EXTRACTED MATERIAL >>
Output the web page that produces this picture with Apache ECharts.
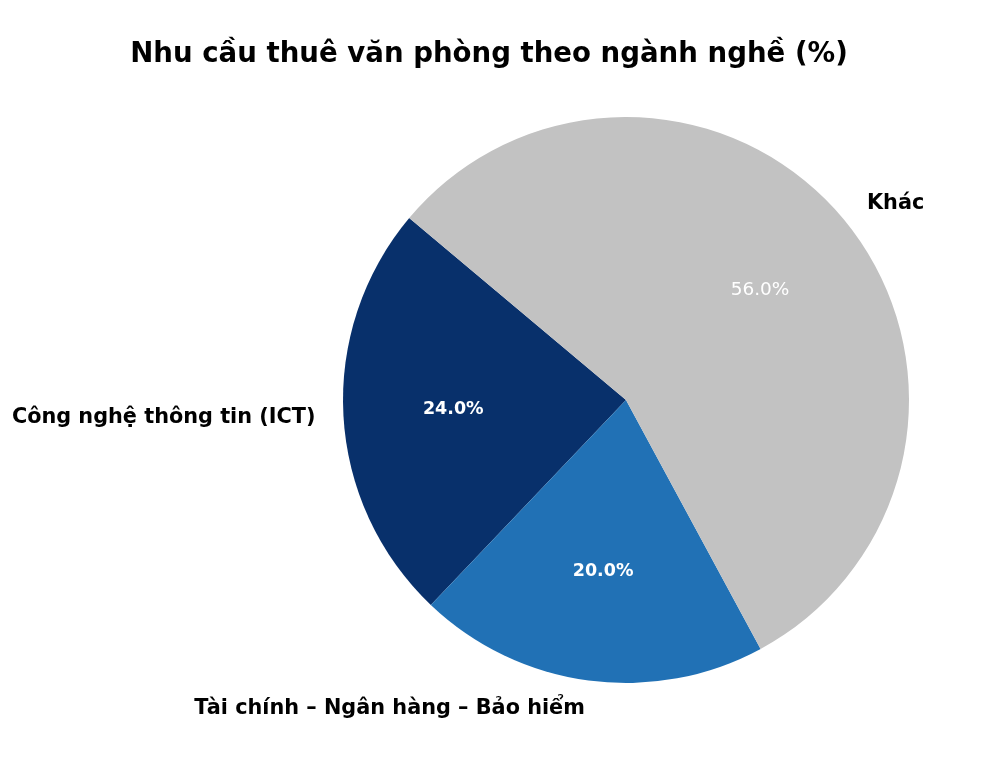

--

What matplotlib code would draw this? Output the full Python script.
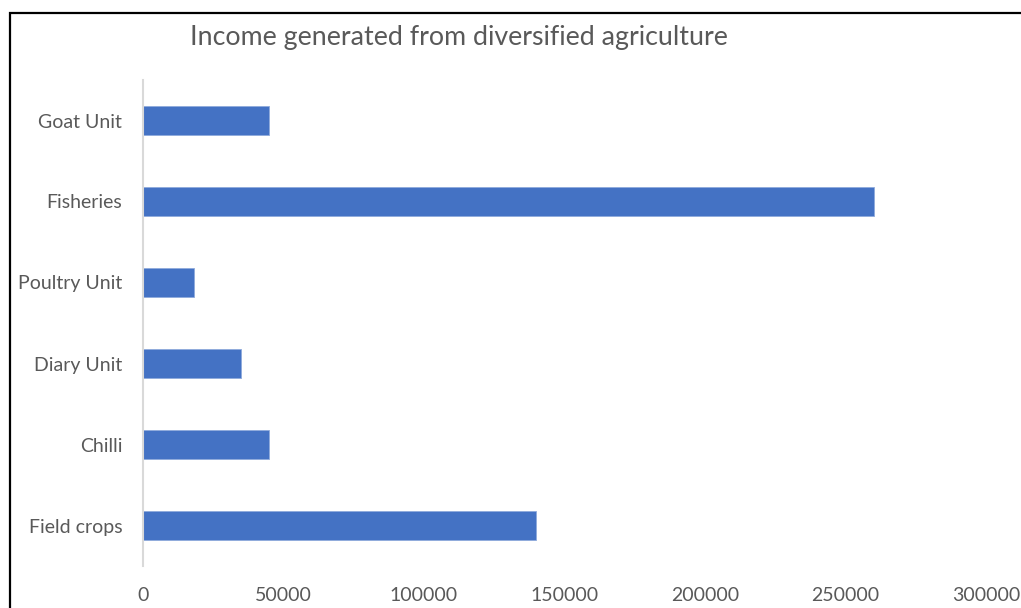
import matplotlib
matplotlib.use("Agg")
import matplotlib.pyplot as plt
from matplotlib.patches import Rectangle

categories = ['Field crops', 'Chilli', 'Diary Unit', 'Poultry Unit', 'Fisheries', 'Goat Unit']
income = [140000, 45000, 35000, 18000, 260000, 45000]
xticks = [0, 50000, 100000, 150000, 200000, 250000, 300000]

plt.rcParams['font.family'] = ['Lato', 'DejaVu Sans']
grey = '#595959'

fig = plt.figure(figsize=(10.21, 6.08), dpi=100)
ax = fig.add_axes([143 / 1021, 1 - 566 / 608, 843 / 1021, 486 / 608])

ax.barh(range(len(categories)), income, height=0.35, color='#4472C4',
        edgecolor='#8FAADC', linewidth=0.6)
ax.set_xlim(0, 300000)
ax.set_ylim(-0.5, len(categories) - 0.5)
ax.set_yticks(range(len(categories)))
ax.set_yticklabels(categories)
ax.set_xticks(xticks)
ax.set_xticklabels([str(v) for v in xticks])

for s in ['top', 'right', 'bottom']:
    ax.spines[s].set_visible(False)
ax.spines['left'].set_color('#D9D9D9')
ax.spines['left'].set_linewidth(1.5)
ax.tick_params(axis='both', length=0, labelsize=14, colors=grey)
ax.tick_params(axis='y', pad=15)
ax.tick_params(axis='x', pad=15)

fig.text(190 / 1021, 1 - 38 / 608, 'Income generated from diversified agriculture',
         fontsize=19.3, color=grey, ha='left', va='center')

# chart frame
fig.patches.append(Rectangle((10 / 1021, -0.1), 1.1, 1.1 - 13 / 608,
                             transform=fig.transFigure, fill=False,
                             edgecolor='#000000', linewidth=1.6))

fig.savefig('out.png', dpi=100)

GIVEN TASK >>
Only the lines starting at the line with "What matplotlib code" and ending at the line with "ax.set_xticklabels([str(v) for v in xticks])" should be printed again, exactly and with both ends kept; omit the pictures.

TASK SOLUTION >>
What matplotlib code would draw this? Output the full Python script.
import matplotlib
matplotlib.use("Agg")
import matplotlib.pyplot as plt
from matplotlib.patches import Rectangle

categories = ['Field crops', 'Chilli', 'Diary Unit', 'Poultry Unit', 'Fisheries', 'Goat Unit']
income = [140000, 45000, 35000, 18000, 260000, 45000]
xticks = [0, 50000, 100000, 150000, 200000, 250000, 300000]

plt.rcParams['font.family'] = ['Lato', 'DejaVu Sans']
grey = '#595959'

fig = plt.figure(figsize=(10.21, 6.08), dpi=100)
ax = fig.add_axes([143 / 1021, 1 - 566 / 608, 843 / 1021, 486 / 608])

ax.barh(range(len(categories)), income, height=0.35, color='#4472C4',
        edgecolor='#8FAADC', linewidth=0.6)
ax.set_xlim(0, 300000)
ax.set_ylim(-0.5, len(categories) - 0.5)
ax.set_yticks(range(len(categories)))
ax.set_yticklabels(categories)
ax.set_xticks(xticks)
ax.set_xticklabels([str(v) for v in xticks])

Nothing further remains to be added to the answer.